Though the members of the creative class do not share one singular identity, they share a number of attributes—perhaps most importantly an ethos that is tolerant and open-minded and places a high value on individuality, authenticity, merit, and originality.
To market to them effectively, you need to understand seven things about them: 1. They are economically secure and resilient
– with a median household income of $130,00, they collect half of all wages paid in the US and account for 70% of discretionary spending. 2. They live in great metros.
Though members of the creative class do live in rural areas (17%) and small cities (21%), they are mostly concentrated in the downtowns and inner-ring suburbs of big, diverse cities, as well as tech hubs, and college towns. In some neighborhoods in New York, Singapore, London, San Francisco, LA, Amsterdam, Berlin, and Sydney, they make up more than half of the population. At the same time, creative class members crave access to the outdoors. If they can afford it, they like to live along coastlines, near parks, or where there are mountain views. 3. They are demographically diverse.
52% of creative class members are women, and 35% are minorities. In the San Jose metro, in the heart of Silicon Valley, 40 percent of creative class members are Asian. Half of Silicon Valley startups have at least one foreign-born founder. Creative class communities are diverse themselves and highly tolerant; neighbourhoods with high creative class concentrations will almost always have high concentrations of gays, immigrants, and people who work in “Bohemian” professions like music, theatre, and dance. 4. They are highly intelligent.
Perhaps surprisingly, nearly 40% of creative class members do not hold college degrees (among them Bill Gates, Mark Zuckerberg, and the late Steve Jobs). At the same time, more than three-quarters of adults with college degrees (72.2%) belong to the creative class. 5. They see themselves as progressives and change agents.
Members of the creative class have well-developed social consciences. They value sustainability and fine design and are turned off by vulgar consumerism. They are drawn to mission-driven organisations that care about their global footprints. 6. They are risk-takers.
Creative class members are unconstrained by typical 9-to-5 jobs; they are constantly on the go, but they work when and where they please. They identify with their fields and their creative interests rather than their employers; they change jobs and locations frequently. 7. They value authenticity and are drawn to experiences.

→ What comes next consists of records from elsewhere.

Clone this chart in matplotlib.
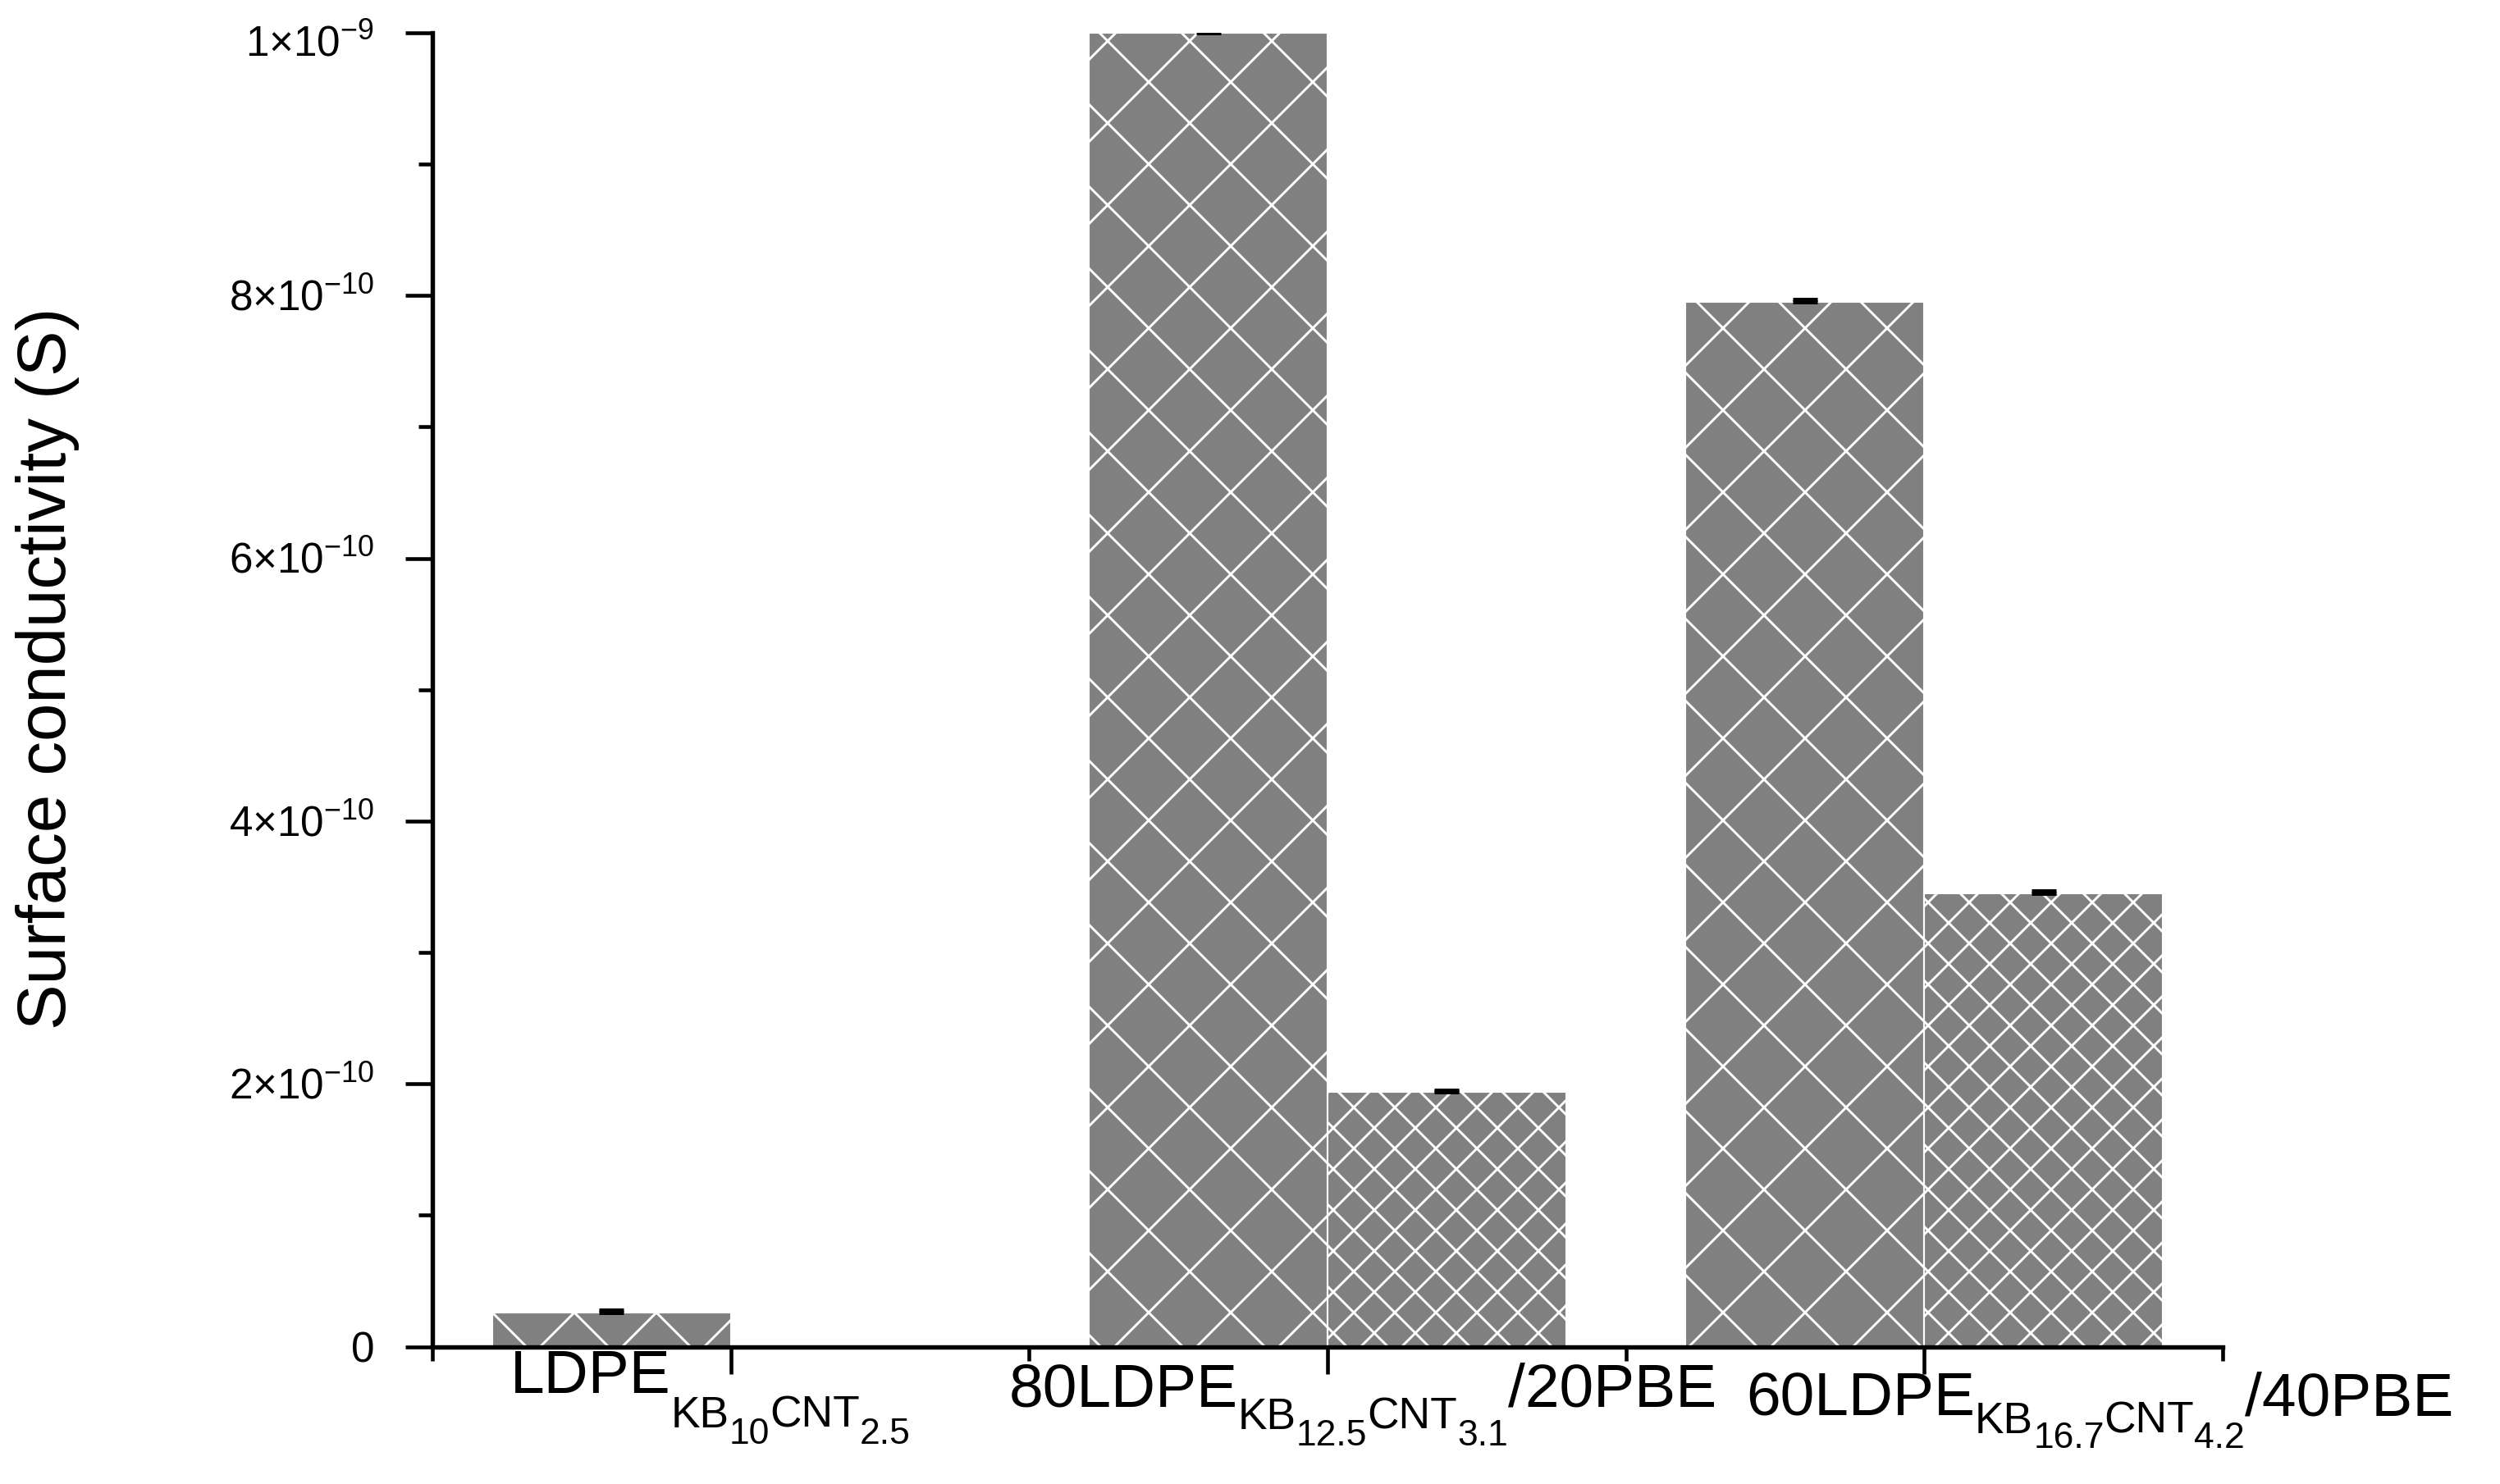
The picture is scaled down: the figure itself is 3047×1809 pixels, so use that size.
import numpy as np
import matplotlib
matplotlib.use('Agg')
import matplotlib.pyplot as plt
from matplotlib import transforms
from matplotlib.ticker import FixedLocator, FuncFormatter

# data
groups = np.array([1, 2, 3])
# tick labels split into (text, level) pieces: 0 = normal, 1 = subscript, 2 = sub-subscript
group_labels = [
    [('LDPE', 0), ('KB', 1), ('10', 2), ('CNT', 1), ('2.5', 2)],
    [('80LDPE', 0), ('KB', 1), ('12.5', 2), ('CNT', 1), ('3.1', 2), ('/20PBE', 0)],
    [('60LDPE', 0), ('KB', 1), ('16.7', 2), ('CNT', 1), ('4.2', 2), ('/40PBE', 0)],
]
cond_a = np.array([2.6e-11, 1.0e-9, 7.95e-10])
cond_b = np.array([np.nan, 1.94e-10, 3.45e-10])
err_a = np.array([2.0e-12, 1.5e-12, 2.0e-12])
err_b = np.array([np.nan, 1.5e-12, 2.0e-12])
y_major = [0, 2e-10, 4e-10, 6e-10, 8e-10, 1e-9]
y_minor = [1e-10, 3e-10, 5e-10, 7e-10, 9e-10]

# label layout (points): centre shift from tick, baseline drop per level
label_dx = [-6.0, 10.3, 51.4]
label_drop = [[13.4, 23.5, 28.3], [17.5, 24.0, 28.8], [20.2, 25.2, 29.5]]
level_size = [18, 12.8, 10.7]

plt.rcParams['font.family'] = ['Liberation Sans', 'DejaVu Sans']
plt.rcParams['mathtext.fontset'] = 'custom'
plt.rcParams['mathtext.rm'] = 'Liberation Sans'
plt.rcParams['mathtext.it'] = 'Liberation Sans:italic'
plt.rcParams['mathtext.bf'] = 'Liberation Sans:bold'
plt.rcParams['hatch.linewidth'] = 0.7
plt.rcParams['hatch.color'] = 'white'


def sci_fmt(v, pos):
    if v <= 1e-20:
        return '0'
    e = int(np.floor(np.log10(v) + 1e-9))
    m = int(round(v / 10**e))
    return r'$%d{\times}10^{%d}$' % (m, e)


fig = plt.figure(figsize=(3047 / 300, 1809 / 300), dpi=300)
ax = fig.add_axes([0.173, 0.0925, 0.716, 0.8855])

w = 0.4
gray = '#808080'
ax.bar(groups - w / 2, cond_a, w, color=gray, edgecolor='white', linewidth=0.5, hatch='x')
ax.bar(groups + w / 2, cond_b, w, color=gray, edgecolor='white', linewidth=0.5, hatch='xx')

m = ~np.isnan(cond_a)
ax.errorbar(groups[m] - w / 2, cond_a[m], yerr=[np.zeros(m.sum()), err_a[m]],
            fmt='none', ecolor='black', elinewidth=1.0, capsize=3.6, capthick=1.2)
m = ~np.isnan(cond_b)
ax.errorbar(groups[m] + w / 2, cond_b[m], yerr=[np.zeros(m.sum()), err_b[m]],
            fmt='none', ecolor='black', elinewidth=1.0, capsize=3.6, capthick=1.2)

ax.set_xlim(0.5, 3.5)
ax.set_ylim(0, 1e-9)

for s in ['top', 'right']:
    ax.spines[s].set_visible(False)
for s in ['left', 'bottom']:
    ax.spines[s].set_linewidth(1.3)

ax.set_xticks(groups)
ax.set_xticklabels([''] * len(groups))
ax.xaxis.set_minor_locator(FixedLocator([0.5, 1.5, 2.5, 3.5]))
ax.yaxis.set_major_locator(FixedLocator(y_major))
ax.yaxis.set_minor_locator(FixedLocator(y_minor))
ax.yaxis.set_major_formatter(FuncFormatter(sci_fmt))

ax.tick_params(which='major', direction='out', length=8.0, width=1.1, labelsize=12.3, pad=9)
ax.tick_params(which='minor', direction='out', length=4.0, width=1.1)

# put the y label digits (not the exponent) on the tick; the top one sits a bit lower
ytop = ax.get_ylim()[1]
for loc, t in zip(ax.yaxis.get_majorticklocs(), ax.yaxis.get_major_ticks()):
    shift = -4.4 if loc < ytop * 0.999 else -6.8
    t.label1.set_verticalalignment('baseline')
    t.label1.set_transform(t.label1.get_transform() +
                           transforms.ScaledTranslation(0, shift / 72, fig.dpi_scale_trans))

# x labels built from pieces so sub/sub-sub levels sit like in the original
renderer = fig.canvas.get_renderer()
for i, pieces in enumerate(group_labels):
    texts, widths = [], []
    for s, lev in pieces:
        t = ax.text(groups[i], 0, s, fontsize=level_size[lev], ha='left', va='baseline')
        texts.append(t)
        widths.append(t.get_window_extent(renderer).width * 72 / fig.dpi)
    cursor = label_dx[i] - sum(widths) / 2
    for t, (s, lev), wd in zip(texts, pieces, widths):
        t.set_transform(transforms.offset_copy(ax.get_xaxis_transform(), fig=fig,
                                               x=cursor, y=-label_drop[i][lev], units='points'))
        cursor += wd

ax.set_ylabel('Surface conductivity (S)', fontsize=20)
ax.yaxis.set_label_coords(-0.197, 0.516)

fig.savefig('out.png', dpi=300)
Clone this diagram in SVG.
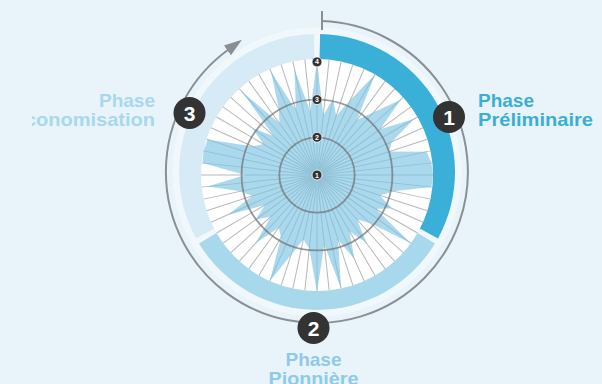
<svg xmlns="http://www.w3.org/2000/svg" xmlns:xlink="http://www.w3.org/1999/xlink" width="602" height="384" viewBox="0 0 602 384">
<style>
.lbl{font-family:"Liberation Sans",Arial,sans-serif;font-weight:bold;font-size:19px}
.badge circle{fill:#333333}
.badge text{font-family:"Liberation Sans",Arial,sans-serif;font-weight:bold;font-size:21px;fill:#ffffff;text-anchor:middle}
.lvl circle{fill:#333333;stroke:#ffffff;stroke-width:0.8}
.lvl text{font-family:"Liberation Sans",Arial,sans-serif;font-weight:bold;font-size:7px;fill:#ffffff;text-anchor:middle}
.spoke{stroke:#b8b8b8;stroke-width:1}
.grid{fill:none;stroke:#6f6f6f;stroke-width:1.8;stroke-opacity:0.7}
.conn{fill:none;stroke:#8a8f94;stroke-width:2}
</style>
<defs>
<line id="sp" class="spoke" x1="317" y1="175" x2="317" y2="59"/>
<marker id="ah" markerUnits="userSpaceOnUse" markerWidth="20" markerHeight="16" viewBox="0 0 20 16" refX="1" refY="8" orient="auto">
<path d="M0,2 L18,8 L0,14 Z" fill="#8a8f94"/>
</marker>
<clipPath id="clipL"><rect x="32" y="0" width="570" height="384"/></clipPath>
</defs>
<rect x="0" y="0" width="602" height="384" fill="#e9f4fa"/>
<circle cx="317" cy="172" r="144.5" fill="#f1f8fc"/>
<g id="connectors">
<path class="conn" d="M322,21.1 A151,151 0 1 1 228.2,49.8" marker-end="url(#ah)"/>
<line class="conn" x1="322" y1="11" x2="322" y2="30"/>
</g>
<g id="phase1-band"><path d="M317,172 L320.1,34.0 A138,138 0 0 1 437.9,238.5 Z" fill="#3ab0d8"/></g>
<g id="phase2-band"><path d="M317,172 L435.0,243.5 A138,138 0 0 1 199.0,243.5 Z" fill="#a7d8ec"/></g>
<g id="phase3-band"><path d="M317,172 L196.1,238.5 A138,138 0 0 1 313.9,34.0 Z" fill="#d6ebf5"/></g>
<g id="chart">
<circle cx="317" cy="175" r="116" fill="#ffffff"/>
<g id="spokes">
<use xlink:href="#sp"/><use xlink:href="#sp" transform="rotate(6 317 175)"/><use xlink:href="#sp" transform="rotate(12 317 175)"/><use xlink:href="#sp" transform="rotate(18 317 175)"/><use xlink:href="#sp" transform="rotate(24 317 175)"/><use xlink:href="#sp" transform="rotate(30 317 175)"/><use xlink:href="#sp" transform="rotate(36 317 175)"/><use xlink:href="#sp" transform="rotate(42 317 175)"/><use xlink:href="#sp" transform="rotate(48 317 175)"/><use xlink:href="#sp" transform="rotate(54 317 175)"/>
<use xlink:href="#sp" transform="rotate(60 317 175)"/><use xlink:href="#sp" transform="rotate(66 317 175)"/><use xlink:href="#sp" transform="rotate(72 317 175)"/><use xlink:href="#sp" transform="rotate(78 317 175)"/><use xlink:href="#sp" transform="rotate(84 317 175)"/><use xlink:href="#sp" transform="rotate(90 317 175)"/><use xlink:href="#sp" transform="rotate(96 317 175)"/><use xlink:href="#sp" transform="rotate(102 317 175)"/><use xlink:href="#sp" transform="rotate(108 317 175)"/><use xlink:href="#sp" transform="rotate(114 317 175)"/>
<use xlink:href="#sp" transform="rotate(120 317 175)"/><use xlink:href="#sp" transform="rotate(126 317 175)"/><use xlink:href="#sp" transform="rotate(132 317 175)"/><use xlink:href="#sp" transform="rotate(138 317 175)"/><use xlink:href="#sp" transform="rotate(144 317 175)"/><use xlink:href="#sp" transform="rotate(150 317 175)"/><use xlink:href="#sp" transform="rotate(156 317 175)"/><use xlink:href="#sp" transform="rotate(162 317 175)"/><use xlink:href="#sp" transform="rotate(168 317 175)"/><use xlink:href="#sp" transform="rotate(174 317 175)"/>
<use xlink:href="#sp" transform="rotate(180 317 175)"/><use xlink:href="#sp" transform="rotate(186 317 175)"/><use xlink:href="#sp" transform="rotate(192 317 175)"/><use xlink:href="#sp" transform="rotate(198 317 175)"/><use xlink:href="#sp" transform="rotate(204 317 175)"/><use xlink:href="#sp" transform="rotate(210 317 175)"/><use xlink:href="#sp" transform="rotate(216 317 175)"/><use xlink:href="#sp" transform="rotate(222 317 175)"/><use xlink:href="#sp" transform="rotate(228 317 175)"/><use xlink:href="#sp" transform="rotate(234 317 175)"/>
<use xlink:href="#sp" transform="rotate(240 317 175)"/><use xlink:href="#sp" transform="rotate(246 317 175)"/><use xlink:href="#sp" transform="rotate(252 317 175)"/><use xlink:href="#sp" transform="rotate(258 317 175)"/><use xlink:href="#sp" transform="rotate(264 317 175)"/><use xlink:href="#sp" transform="rotate(270 317 175)"/><use xlink:href="#sp" transform="rotate(276 317 175)"/><use xlink:href="#sp" transform="rotate(282 317 175)"/><use xlink:href="#sp" transform="rotate(288 317 175)"/><use xlink:href="#sp" transform="rotate(294 317 175)"/>
<use xlink:href="#sp" transform="rotate(300 317 175)"/><use xlink:href="#sp" transform="rotate(306 317 175)"/><use xlink:href="#sp" transform="rotate(312 317 175)"/><use xlink:href="#sp" transform="rotate(318 317 175)"/><use xlink:href="#sp" transform="rotate(324 317 175)"/><use xlink:href="#sp" transform="rotate(330 317 175)"/><use xlink:href="#sp" transform="rotate(336 317 175)"/><use xlink:href="#sp" transform="rotate(342 317 175)"/><use xlink:href="#sp" transform="rotate(348 317 175)"/><use xlink:href="#sp" transform="rotate(354 317 175)"/>
</g>
<polygon id="data" fill="#7cc4e4" fill-opacity="0.65" points="317,61 323.3,115.3 333.2,98.7 336.2,116 350.3,100.1 375,74.5 357,120 373.2,112.6 401,99.4 380.1,129.2 414,119 391.9,141.7 389.3,151.5 426.5,151.7 431.4,163 433,175 431.4,187 393.3,191.2 379.8,195.4 391.9,208.3 375.9,209 410.8,243.2 370.5,223.2 357.1,219.6 366.4,243 349.5,231.3 354.4,259 338,239.7 341.1,288.5 324.3,244.6 317,292 309.3,248.6 303.3,239.6 291,254.9 269.8,281 281,237.4 278.8,227.6 255.4,243.4 270.9,216.5 255.5,219.7 265,205 227.5,214.9 252.3,196 240.7,191.2 207.6,186.5 245,175 202.6,163 203.5,150.9 207.6,139.5 253.1,146.5 263.3,144 252.3,128 273.9,136.2 242.1,91.8 279.4,123.2 279,109.2 271,71.8 296,110.3 294.5,69.4 310.3,111.4"/>
<circle class="grid" cx="317" cy="175" r="37.7"/>
<circle class="grid" cx="317" cy="175" r="75.4"/>
<g class="lvl">
<circle cx="317" cy="175" r="5"/><text x="317" y="177.5">1</text>
<circle cx="317" cy="137.3" r="5"/><text x="317" y="139.8">2</text>
<circle cx="317" cy="99.6" r="5"/><text x="317" y="102.1">3</text>
<circle cx="317" cy="61.9" r="5"/><text x="317" y="64.4">4</text>
</g>
</g>
<g id="phase1">
<g class="badge"><circle cx="449" cy="117" r="16"/><text x="449" y="124.5">1</text></g>
<text class="lbl" fill="#3aafd6" x="478" y="107">Phase</text>
<text class="lbl" fill="#3aafd6" x="478" y="126" textLength="115" lengthAdjust="spacingAndGlyphs">Préliminaire</text>
</g>
<g id="phase2">
<g class="badge"><circle cx="313.5" cy="328" r="16"/><text x="313.5" y="335.5">2</text></g>
<text class="lbl" fill="#8dcbe8" x="313.5" y="366" text-anchor="middle">Phase</text>
<text class="lbl" fill="#8dcbe8" x="313.5" y="385" text-anchor="middle" textLength="90" lengthAdjust="spacingAndGlyphs">Pionnière</text>
</g>
<g id="phase3">
<g class="badge"><circle cx="189.5" cy="113" r="16"/><text x="189.5" y="120.5">3</text></g>
<text class="lbl" fill="#a8d8ee" x="155" y="107" text-anchor="end">Phase</text>
<text class="lbl" fill="#a8d8ee" x="155" y="126" text-anchor="end" textLength="130" lengthAdjust="spacingAndGlyphs" clip-path="url(#clipL)">conomisation</text>
</g>
</svg>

Creative class consumers are turned-off by the prepackaged and generic; they are hungry for products, services, entertainment options, and experiences that are one-of-a-kind. A creative class consumer is more likely to book a room in an eco-lodge in a jungle in an obscure corner of the developing world than a suite on a luxury cruise ship; they are as eager to taste home-cooked food in exotic places as they are to go to five-star restaurants. It’s not enough to think “out-of-the-box” if you want to appeal to creatives; you must think “outside-the-universe.”